THAT political struggles are based upon economic interests is to-day disputed by few students of society. The attempt has been made in this work to trace the various interests that have arisen and struggled in each social stage and to determine the influence exercised by these contending interests in the creation of social institutions.

      Back of every political party there has always stood a group or class which expected to profit by the activity and the success of that party. When any party has attained to power, it has been because it has tried to establish institutions or to modify existing ones in accord with its interests.

      Changes in the industrial basis of society - inventions, new processes, and combinations and methods of producing and distributing goods -- create new interests with new social classes to represent them. These improvements in the technique of production are the dynamic element that brings about what we call progress in society.

      In this work I have sought to begin at the origin of each line of social progress. I have first endeavored to describe the steps in mechanical progress, then the social classes brought into prominence by the mechanical changes, then the struggle by which these new classes sought to gain social power, and, finally, the institutions



which were created or the alterations made in existing institutions as a consequence of the struggle, or as a result of the victory of a new class. It has seemed to me that these underlying social forces are of more importance than the individuals that were forced to the front in the process of these struggles, or even than the laws that were established to record the results of the conflict. In short, I have tried to describe the dynamics of history rather than to record the accomplished facts, to answer the question, "Why did it happen?" as well as, "What happened?"

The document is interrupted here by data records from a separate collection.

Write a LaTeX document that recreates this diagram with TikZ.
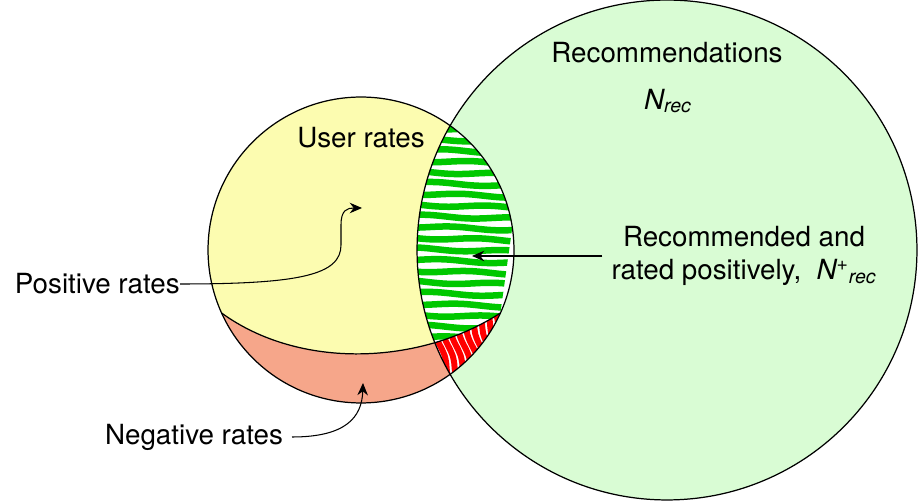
\documentclass[tikz,border=0pt]{standalone}
\usepackage{fontspec}
\setmainfont{TeX Gyre Heros}
\usetikzlibrary{arrows.meta}

\definecolor{recgreen}{RGB}{217,252,212}
\definecolor{useryellow}{RGB}{252,252,176}
\definecolor{negsalmon}{RGB}{246,166,138}
\definecolor{stripegreen}{RGB}{0,200,0}
\definecolor{stripered}{RGB}{255,0,0}

\tikzset{
  txt/.style={font=\fontsize{15.8}{18.8}\selectfont, inner sep=1pt},
  pointer/.style={-{Stealth[length=7pt,width=6pt]}, line width=0.6pt},
  gstripe/.style={stripegreen, line width=3.7pt, line cap=round},
  rstripe/.style={stripered, line width=3.4pt, line cap=round},
  rim/.style={line width=0.7pt},
}

\begin{document}
\begin{tikzpicture}[x=0.02cm, y=-0.02cm]
    \useasboundingbox (0,0) rectangle (919,502);
    \coordinate (rc) at (667,250);
    \coordinate (uc) at (361,250);
    \coordinate (dl) at (221.6,313);
    \coordinate (dr) at (500.4,313);

    % circles
    \fill[recgreen] (rc) circle[radius=5cm];
    \fill[useryellow] (uc) circle[radius=3.06cm];
    \begin{scope}
        \clip (uc) circle[radius=3.06cm];
        \fill[negsalmon] (dl) .. controls (300,370) and (420,365) .. (dr)
            -- (530,420) -- (200,420) -- cycle;
        % overlap
        \clip (rc) circle[radius=5cm];
        \fill[white] (400,100) rectangle (530,400);
        \begin{scope}
            \clip (dl) .. controls (300,370) and (420,365) .. (dr)
                -- (530,100) -- (200,100) -- cycle;
            \foreach \y in {129,140,...,350}
                \draw[gstripe] plot[domain=405:525, samples=20, smooth]
                    (\x, {\y + 0.03*(\x-460) + 1.2*sin(4*(\x-400) + 23*(\y-100))});
        \end{scope}
        \begin{scope}
            \clip (dl) .. controls (300,370) and (420,365) .. (dr)
                -- (530,420) -- (200,420) -- cycle;
            \foreach \x in {404,412,...,516}
                \draw[rstripe] plot[variable=\s, domain=0:1, samples=12, smooth]
                    ({\x + 24*\s + 1.5*sin(700*\s)}, {305 + 80*\s});
        \end{scope}
    \end{scope}
    \draw[rim] (rc) circle[radius=5cm];
    \draw[rim] (uc) circle[radius=3.06cm];
    \draw[rim] (dl) .. controls (300,370) and (420,365) .. (dr);

    % labels
    \node[txt] (recs) at (667,53) {Recommendations};
    \node[txt] (nrec) at (668,101) {\itshape N\textsubscript{rec}};
    \node[txt] (user) at (361,138) {User rates};
    \node[txt, anchor=east, inner sep=0pt] (pos) at (180,284) {Positive rates};
    \node[txt, anchor=east, inner sep=5pt] (neg) at (292,437) {Negative rates};
    \node[txt, align=center, inner sep=5pt] (both) at (744,256)
        {Recommended and\\rated positively,\ \ {\itshape N\textsuperscript{+}\textsubscript{rec}}};

    \coordinate (ptip) at (362,208);
    \coordinate (ntip) at (363,383);
    \coordinate (btip) at (472,256);

    \draw[pointer] (pos.east) .. controls (300,284) and (341,275) .. (341,245)
        -- (341,225) .. controls (341,210) and (347,208) .. (ptip);
    \draw[pointer] (neg.east) .. controls (345,437) and (362,418) .. (ntip);
    \draw[pointer] (both.west) -- (btip);
\end{tikzpicture}
\end{document}
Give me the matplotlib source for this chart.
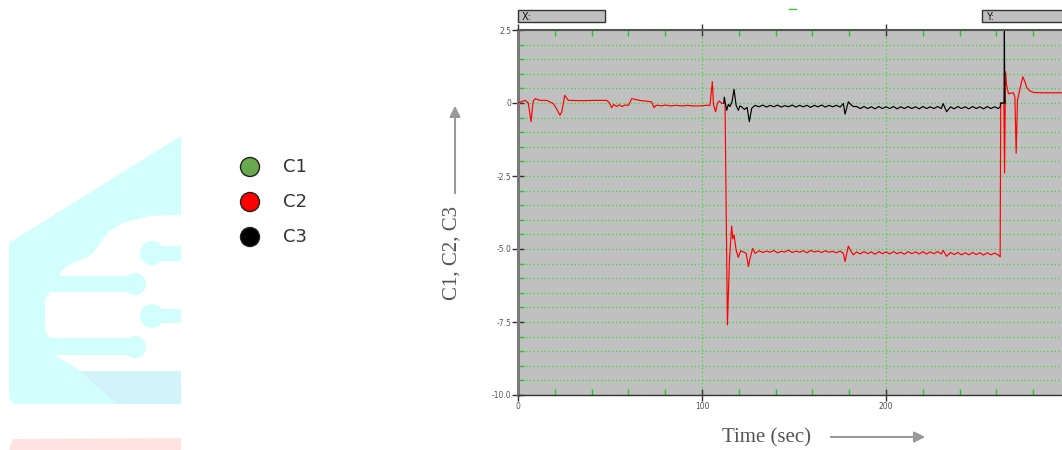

      An inquiry into causes is manifestly a greater task than the recording of accomplished facts. It is certain that I have made some mistakes, probably a great many, in analyzing the underlying forces of so complex a thing as American social development. The finding of such mistakes will prove nothing as to the method save that the leisure of ten very busy years in the life of one individual is all too short a time in which to trace to their origin the multitude of forces that have been operating in American history.

      This work has been the more difficult since only a few, historians, and these only in recent years, have given any attention to this viewpoint. It was, therefore, necessary for me to spend much time in the study of "original documents,"- the newspapers, magazines, and pamphlet literature of each period. In these, rather than in the "musty documents" of state, do we find history in the making. Here we can see the clash of contending interests before they are crystallized into laws and institutions.

      I have not sought after new or bizarre facts. I have


sought rather to understand the reasons for those whose existence is undisputed. Occasionally I have found things which seemed to be neglected in the familiar histories and have stated these. In my references, also, I have tried to name the most accessible works rather than to multiply references and strain after scholastic effect with many citations of seldom used and almost inaccessible material.

      In this connection it should be stated that most of this work was written before the publication of the "Documentary History of American Society," edited by Dr. R. T. Ely and John R. Commons of the University of Wisconsin. Otherwise I should have made more frequent reference to its pages. Thanks to the courtesy of these editors, however, I had an opportunity to consult their notes and the original publications upon which that work is based, and this service is here gratefully acknowledged.